2.1.1. Training Data

The accuracy of a deep learning model is highly dependent on the dataset used to train it. If the training data contains minimal noise and includes a sufficient level of features necessary for model development, high model prediction accuracies are attainable. In image-based applications, data noise can be in many forms, such as incorrect image labels and imagery that lack the features sought by the model (e.g., occluded features, etc.).

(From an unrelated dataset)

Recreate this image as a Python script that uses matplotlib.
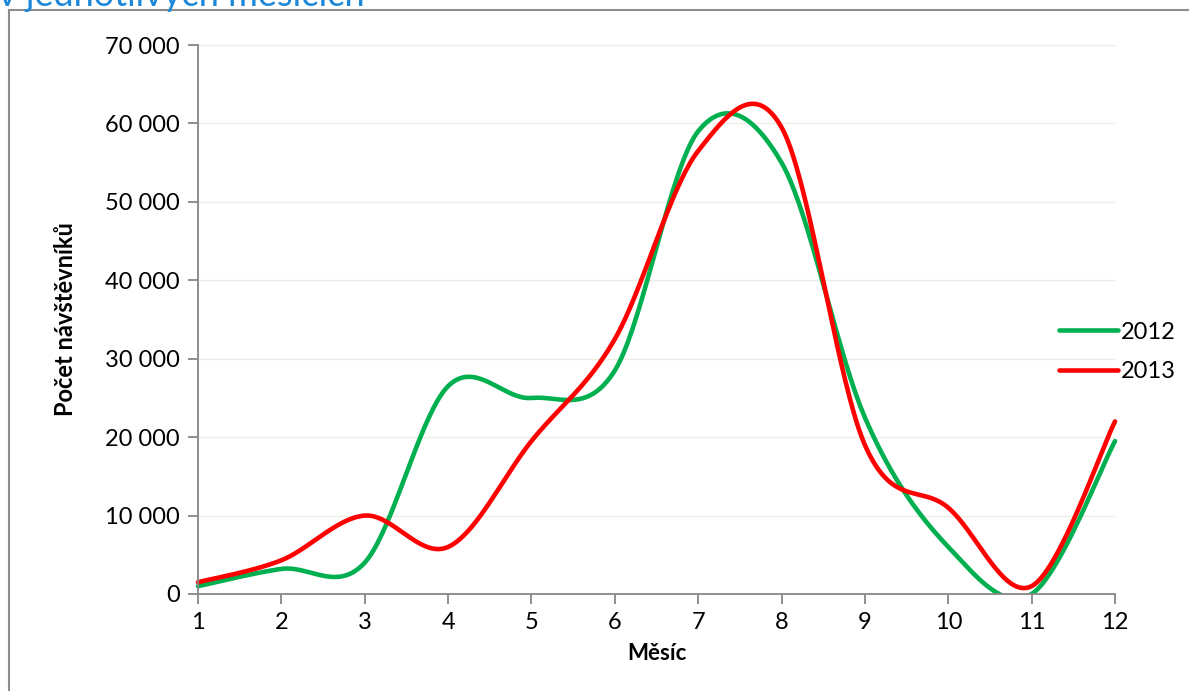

In developing the pre-trained models in BRAILS, training images are subjected to rigorous prescreening to ensure sufficient visibility of target buildings in each image in the training set. Without this screening step, creating models with reasonable confidence levels becomes difficult, since the training accuracies being inversely proportional to the extent of noise. Table 2.1.1 shows an example of one of many of our observations of this condition throughout SimCenter’s model development efforts. The confusion matrices in both figures are for models generated on identical model architecture and hyperparameters. The first confusion matrix in Table 2.1.1 is for the model trained on a dataset of images that contained 20% noisy data, while the second matrix is for the model trained on a dataset of images that were fully prescreened before model training. After 100 epochs, the former model attains an F1-score of 47.43%; the latter achieves an F1-score of 79.15% for the same validation set.

Table 2.1.1 Effect of high noise levels on training performance

noisyImages shows a sample set of images removed after prescreening.

Table 2.1.2 Sample noisy images removed by the prescreening algorithm

cleanImages shows a sample set of images that were deemed suitable for model consumption by the prescreening algorithm.

Table 2.1.3 Sample clean images retained by prescreening

2.1.2. Data Suitable for Inference

For obtaining meaningful results from the models bundled with BRAILS, use of images that satisfy the following criteria is essential.

1. Images should contain buildings with little to no obstructions.

2. If possible, images should contain a single building only.

3. The types of buildings that the predictions are performed on should not be substantially different in appearance from the building inventories used to establish the pretrained models.

If the images used to predict building attributes meet all three criteria, attribute predictions at the accuracy levels comparable to what is reported for each module will be more achievable.